The Court accepted that:

  • there was an agreement under which a monthly banking fee was charged;
  • the bank accounted for VAT on that fee and provided VAT-compliant documentation, with monthly statements constituting tax invoices;
  • clients were offered a reduction of that fee if specified criteria were met; and
  • the reduction was implemented by crediting the fee, in whole or in part, back to the client’s account.

An aspect of the case was the role of the bank statement. The judgment records that the monthly statement was compliant with section 20 and constituted a tax invoice, and the rebate reflected on the statement constituted the relevant credit note for purposes of the section 21 process.

On that evidential footing, Judge Van Niekerk concluded that the arrangement amounted to a reduction of the previously agreed consideration by agreement with the customer, rather than consideration for any separate supply by the customer.

The appeal was upheld and SARS was ordered to alter the additional assessment accordingly.

Lessons and implications

Gerhard Badenhorst, a director in Cliffe Dekker Hofmeyr’s tax and exchange control practice, said the judgment should assist in dealing with SARS’s “ongoing attempts” to disallow VAT deductions on discounts, rebates, and other consideration adjustments by asserting that they “do not comprise a credit note event” under section 21(1)(c).

Badenhorst also highlighted that SARS’s “two transactions” argument – in which cashback credits were characterised as consideration for “services” allegedly rendered by customers – was rejected by the Court as “a conflated interpretation” of the VAT Act.

In its commentary, Mayet & Associates said the judgment has implications for businesses where rebates and incentives are common, including banking and financial services, telecommunications, retail loyalty programmes, and subscription-based service models.
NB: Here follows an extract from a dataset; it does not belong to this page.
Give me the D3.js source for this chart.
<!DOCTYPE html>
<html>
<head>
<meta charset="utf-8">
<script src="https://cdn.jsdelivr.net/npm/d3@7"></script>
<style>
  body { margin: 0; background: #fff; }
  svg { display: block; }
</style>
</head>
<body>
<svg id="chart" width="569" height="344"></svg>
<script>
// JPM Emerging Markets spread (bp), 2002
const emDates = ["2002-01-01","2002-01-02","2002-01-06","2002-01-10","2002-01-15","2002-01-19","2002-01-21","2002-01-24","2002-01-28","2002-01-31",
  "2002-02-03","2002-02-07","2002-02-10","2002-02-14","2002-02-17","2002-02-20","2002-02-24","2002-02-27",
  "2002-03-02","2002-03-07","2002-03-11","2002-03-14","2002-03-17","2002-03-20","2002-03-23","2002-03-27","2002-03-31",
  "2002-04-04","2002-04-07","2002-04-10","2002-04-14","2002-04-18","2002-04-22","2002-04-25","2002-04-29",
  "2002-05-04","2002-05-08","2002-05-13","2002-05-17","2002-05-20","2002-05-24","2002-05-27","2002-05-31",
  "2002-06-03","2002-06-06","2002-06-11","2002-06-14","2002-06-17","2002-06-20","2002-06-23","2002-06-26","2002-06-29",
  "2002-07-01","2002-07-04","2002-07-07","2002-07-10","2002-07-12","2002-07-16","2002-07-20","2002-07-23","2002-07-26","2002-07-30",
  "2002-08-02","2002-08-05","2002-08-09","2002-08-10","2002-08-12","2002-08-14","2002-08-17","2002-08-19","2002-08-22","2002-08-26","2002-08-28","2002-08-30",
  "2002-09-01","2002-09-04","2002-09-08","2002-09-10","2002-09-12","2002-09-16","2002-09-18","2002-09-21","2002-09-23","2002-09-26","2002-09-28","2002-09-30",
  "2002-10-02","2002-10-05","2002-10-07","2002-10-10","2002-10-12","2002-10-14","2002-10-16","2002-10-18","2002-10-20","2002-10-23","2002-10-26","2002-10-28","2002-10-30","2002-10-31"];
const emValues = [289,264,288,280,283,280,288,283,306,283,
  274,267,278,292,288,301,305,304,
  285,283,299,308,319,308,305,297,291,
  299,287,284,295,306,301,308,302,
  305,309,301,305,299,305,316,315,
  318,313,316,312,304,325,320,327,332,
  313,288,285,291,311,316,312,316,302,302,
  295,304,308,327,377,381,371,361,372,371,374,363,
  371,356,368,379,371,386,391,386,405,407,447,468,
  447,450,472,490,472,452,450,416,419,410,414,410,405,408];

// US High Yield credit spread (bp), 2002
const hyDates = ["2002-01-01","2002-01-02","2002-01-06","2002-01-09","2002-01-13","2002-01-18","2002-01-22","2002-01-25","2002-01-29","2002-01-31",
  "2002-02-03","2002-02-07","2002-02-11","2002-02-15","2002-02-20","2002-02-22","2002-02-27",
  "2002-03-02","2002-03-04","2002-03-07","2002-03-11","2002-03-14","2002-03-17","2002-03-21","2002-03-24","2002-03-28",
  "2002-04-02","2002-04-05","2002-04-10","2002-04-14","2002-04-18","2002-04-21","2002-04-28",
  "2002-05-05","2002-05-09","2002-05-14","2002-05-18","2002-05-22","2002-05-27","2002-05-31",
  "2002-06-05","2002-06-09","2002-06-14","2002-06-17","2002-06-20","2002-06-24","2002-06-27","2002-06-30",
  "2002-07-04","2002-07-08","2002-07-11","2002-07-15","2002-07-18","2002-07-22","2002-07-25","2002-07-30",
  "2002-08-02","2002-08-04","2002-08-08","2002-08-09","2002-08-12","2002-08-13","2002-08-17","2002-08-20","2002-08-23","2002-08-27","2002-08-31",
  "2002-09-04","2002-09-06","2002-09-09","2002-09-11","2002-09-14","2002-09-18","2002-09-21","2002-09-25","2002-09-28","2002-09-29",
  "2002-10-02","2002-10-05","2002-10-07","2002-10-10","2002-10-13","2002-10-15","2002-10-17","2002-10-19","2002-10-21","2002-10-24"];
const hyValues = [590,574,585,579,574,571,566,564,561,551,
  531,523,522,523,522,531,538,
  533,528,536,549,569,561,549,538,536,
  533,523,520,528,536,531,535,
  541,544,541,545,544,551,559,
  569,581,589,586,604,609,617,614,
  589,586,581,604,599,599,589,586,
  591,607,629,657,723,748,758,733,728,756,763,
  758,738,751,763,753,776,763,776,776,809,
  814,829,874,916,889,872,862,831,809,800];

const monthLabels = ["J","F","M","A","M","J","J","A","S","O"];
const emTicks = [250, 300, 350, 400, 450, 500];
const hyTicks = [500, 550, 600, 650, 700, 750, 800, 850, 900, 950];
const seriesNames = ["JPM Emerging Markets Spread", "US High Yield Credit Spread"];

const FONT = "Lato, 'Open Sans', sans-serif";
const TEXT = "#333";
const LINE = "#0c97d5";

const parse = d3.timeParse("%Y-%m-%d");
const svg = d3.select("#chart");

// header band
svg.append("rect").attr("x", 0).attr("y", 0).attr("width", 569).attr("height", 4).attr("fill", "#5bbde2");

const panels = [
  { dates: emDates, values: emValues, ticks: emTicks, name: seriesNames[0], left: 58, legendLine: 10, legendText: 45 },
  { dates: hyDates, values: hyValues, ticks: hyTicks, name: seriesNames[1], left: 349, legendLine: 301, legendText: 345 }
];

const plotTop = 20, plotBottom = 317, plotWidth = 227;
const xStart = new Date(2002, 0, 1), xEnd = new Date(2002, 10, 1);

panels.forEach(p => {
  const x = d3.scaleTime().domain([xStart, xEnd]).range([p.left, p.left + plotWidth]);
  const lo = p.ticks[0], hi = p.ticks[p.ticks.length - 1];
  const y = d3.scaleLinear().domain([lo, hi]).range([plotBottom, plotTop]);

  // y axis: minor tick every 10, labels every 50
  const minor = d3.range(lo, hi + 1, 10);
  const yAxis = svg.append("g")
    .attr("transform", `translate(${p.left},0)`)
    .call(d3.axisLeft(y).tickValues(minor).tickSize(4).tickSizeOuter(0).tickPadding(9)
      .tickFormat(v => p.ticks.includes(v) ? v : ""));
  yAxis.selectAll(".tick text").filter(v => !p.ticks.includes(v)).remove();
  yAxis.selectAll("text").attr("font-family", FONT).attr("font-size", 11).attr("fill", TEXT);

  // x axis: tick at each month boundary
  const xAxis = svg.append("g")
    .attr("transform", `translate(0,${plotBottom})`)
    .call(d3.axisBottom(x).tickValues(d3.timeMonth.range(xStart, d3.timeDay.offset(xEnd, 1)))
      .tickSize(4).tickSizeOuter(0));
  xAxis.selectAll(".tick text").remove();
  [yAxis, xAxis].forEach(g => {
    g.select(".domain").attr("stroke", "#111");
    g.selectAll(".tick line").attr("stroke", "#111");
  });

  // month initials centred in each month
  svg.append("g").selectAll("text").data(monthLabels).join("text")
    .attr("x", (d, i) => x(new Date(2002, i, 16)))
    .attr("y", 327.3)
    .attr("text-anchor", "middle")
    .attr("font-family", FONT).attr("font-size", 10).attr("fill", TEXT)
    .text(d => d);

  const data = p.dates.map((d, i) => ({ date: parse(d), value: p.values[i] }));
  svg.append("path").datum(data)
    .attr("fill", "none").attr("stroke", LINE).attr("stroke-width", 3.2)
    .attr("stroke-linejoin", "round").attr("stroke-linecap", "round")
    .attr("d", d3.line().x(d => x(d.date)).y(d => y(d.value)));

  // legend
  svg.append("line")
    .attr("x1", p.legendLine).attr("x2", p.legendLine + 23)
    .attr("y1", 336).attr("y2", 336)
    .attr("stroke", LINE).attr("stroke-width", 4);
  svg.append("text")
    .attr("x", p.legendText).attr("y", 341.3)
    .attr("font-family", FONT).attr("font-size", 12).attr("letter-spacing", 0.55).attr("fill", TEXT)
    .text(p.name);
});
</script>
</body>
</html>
It noted that such structures “may qualify as VAT-adjustable events where they result in a genuine reduction of consideration”.

The commercial motivation behind the reduction “is not relevant” to the application of section 21; what matters is whether the agreed price “has in fact been altered”.

Mayet emphasised the importance of maintaining proper documentation and supporting evidence, noting that entitlement to VAT deductions remains subject to proof of compliance with substantive and administrative requirements.

It said the judgment also “signals that attempts to recharacterize discounts as separate supplies are unlikely to succeed”, particularly where “the substance of the transaction reflects a pricing adjustment”.

Although decided in a banking context, the Tax Court’s reasoning is likely to be instructive for other sectors where post-supply rebates alter the amount ultimately charged. The outcome will, however, remain dependent on the facts of each case.